Flash forward to a difficult time. Bell had been trying to put films together for two years without an income when he was sent a copy of Palahniuk’s novel. He was knocked out by it.
“The guy spoke to my generation, guys in their thirties, about the frustration of living in this culture where everything meaningful has been turned into some catchphrase or bumper sticker.” Bell knew Fox’s readers considered the material disturbing and had recommended against making the film. He had to find a way to sell it directly to the Fox chief Laura Ziskin. So he set to work on the book, organising actors for a read through in cutting it into shape, turning interior thoughts into dialogue, giving in a film like structure. He added to his credit card debt by hiring sound equipment and recording another read through.
Disappointed with the results, Bell hung on to the tape for a week before realising he had nothing to lose. When he sent it to Ziskin, she played it in her car over the weekend. “The next day she called to say we had a deal.”
Packaging such a film is an art in itself. “ I knew Brad Pitt would be right for Fight Club and David Fincher would get me Brad Pitt,” Bell says. He maintains Fight Club is a moral film once viewers get past the brutality of some of the fights.
“There’s a lot of truth in Fight Club, a lot, and our responsibility is sometimes to tell the truth no matter how painful that is.”
Bell rejects the view that violent films are bringing society undone, saying the kids at Columbine would still be alive but for the way guns are used to solve problems.

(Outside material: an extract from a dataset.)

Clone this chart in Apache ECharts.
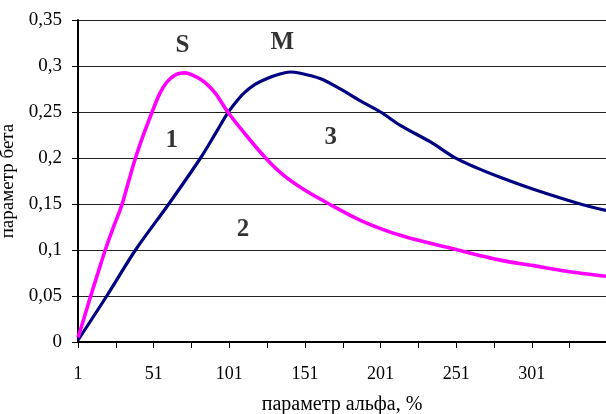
<!DOCTYPE html>
<html>
<head>
<meta charset="utf-8">
<script src="https://cdn.jsdelivr.net/npm/echarts@6/dist/echarts.min.js"></script>
<style>
html,body{margin:0;padding:0;background:#fff;}
#chart{width:606px;height:414px;}
</style>
</head>
<body>
<div id="chart"></div>
<script>
// x categories: параметр альфа 1..350
var categories = [];
for (var i = 1; i <= 350; i++) categories.push(String(i));

// curve 1-2 (magenta, S): alpha values and beta values
var magentaAlpha = [1, 5, 9, 14, 19, 24, 30, 34, 39, 44, 50, 55, 60, 66, 72, 78, 82, 87, 92, 100, 111, 125, 137, 150, 167, 188, 214, 252, 280, 302, 324, 350];
var magentaBeta  = [0.005, 0.026, 0.048, 0.074, 0.1, 0.123, 0.149, 0.172, 0.2, 0.224, 0.25, 0.27, 0.283, 0.291, 0.2925, 0.289, 0.2855, 0.279, 0.27, 0.25, 0.227, 0.2, 0.181, 0.166, 0.15, 0.132, 0.116, 0.1, 0.089, 0.083, 0.077, 0.0714];

// curve 3 (navy, M)
var navyAlpha = [1, 20, 39, 61, 82, 92, 100, 106, 111, 118, 126, 135, 141, 148, 161, 174, 187, 201, 214, 234, 250, 265, 280, 302, 333, 350];
var navyBeta  = [0.002, 0.05, 0.1, 0.15, 0.2, 0.227, 0.249, 0.262, 0.271, 0.28, 0.2865, 0.2915, 0.2935, 0.2921, 0.2863, 0.2754, 0.2627, 0.25, 0.2355, 0.2174, 0.2005, 0.189, 0.179, 0.166, 0.15, 0.143];

// annotation labels
var noteText  = ['S', 'M', '1', '2', '3'];
var noteAlpha = [70, 136, 63, 110, 168];
var noteBeta  = [0.322, 0.3258, 0.219, 0.1225, 0.2225];

function pairs(xs, ys) {
  return xs.map(function (x, k) { return [String(x), ys[k]]; });
}

var serif = '"Liberation Serif", "DejaVu Serif", serif';

var chart = echarts.init(document.getElementById('chart'));
chart.setOption({
  animation: false,
  backgroundColor: '#fff',
  grid: { left: 78, right: 0, top: 20, bottom: 72, containLabel: false, outerBoundsMode: 'none' },
  xAxis: {
    type: 'category',
    data: categories,
    boundaryGap: false,
    name: 'параметр альфа, %',
    nameLocation: 'middle',
    nameGap: 53,
    nameTextStyle: { fontFamily: serif, fontSize: 20, color: '#000' },
    axisLine: { lineStyle: { color: '#000', width: 2 } },
    axisTick: { show: true, length: 6, lineStyle: { color: '#000', width: 1 },
      interval: function (idx) { return idx % 25 === 0; } },
    axisLabel: { fontFamily: serif, fontSize: 18, color: '#000', margin: 23,
      interval: function (idx) { return idx % 50 === 0; } },
    splitLine: { show: false }
  },
  yAxis: {
    type: 'value',
    min: 0, max: 0.35, interval: 0.05,
    name: 'параметр бета',
    nameLocation: 'middle',
    nameGap: 55,
    nameTextStyle: { fontFamily: serif, fontSize: 19, color: '#000' },
    axisLine: { show: true, lineStyle: { color: '#000', width: 2 } },
    axisTick: { show: true, length: 6, lineStyle: { color: '#000' } },
    axisLabel: { fontFamily: serif, fontSize: 19, color: '#000', margin: 16,
      formatter: function (v) { return String(+v.toFixed(2)).replace('.', ','); } },
    splitLine: { show: true, lineStyle: { color: '#222', width: 1 } }
  },
  series: [
    {
      type: 'line', name: 'S',
      data: pairs(magentaAlpha, magentaBeta),
      smooth: 0.3, showSymbol: false,
      lineStyle: { color: '#FF00FF', width: 3.6 }, z: 3
    },
    {
      type: 'line', name: 'M',
      data: pairs(navyAlpha, navyBeta),
      smooth: 0.3, showSymbol: false,
      lineStyle: { color: '#000080', width: 3.2 }, z: 2
    },
    {
      type: 'scatter', symbolSize: 0,
      data: noteText.map(function (t, k) { return { name: t, value: [String(noteAlpha[k]), noteBeta[k]] }; }),
      label: { show: true, position: 'inside', formatter: '{b}',
        fontFamily: serif, fontWeight: 'bold', fontSize: 25, color: '#000' },
      silent: true, z: 5
    }
  ]
});
</script>
</body>
</html>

Having bought Fight Club to the screen, Bell plans to film an adaptation of Marele Day’s Lambs of God, to be directed by Gillian Armstrong and starring Winona Ryder, in Ireland next year. And in tropical Queensland, he wants to make Friend of Dorothy, an adaptation of John Lonie short story about a carefree 16-year-old boy whose eyes are open to the world of culture, music and sex by a female teacher. Michael Edwards would direct with Jeanie Drynan is the teacher.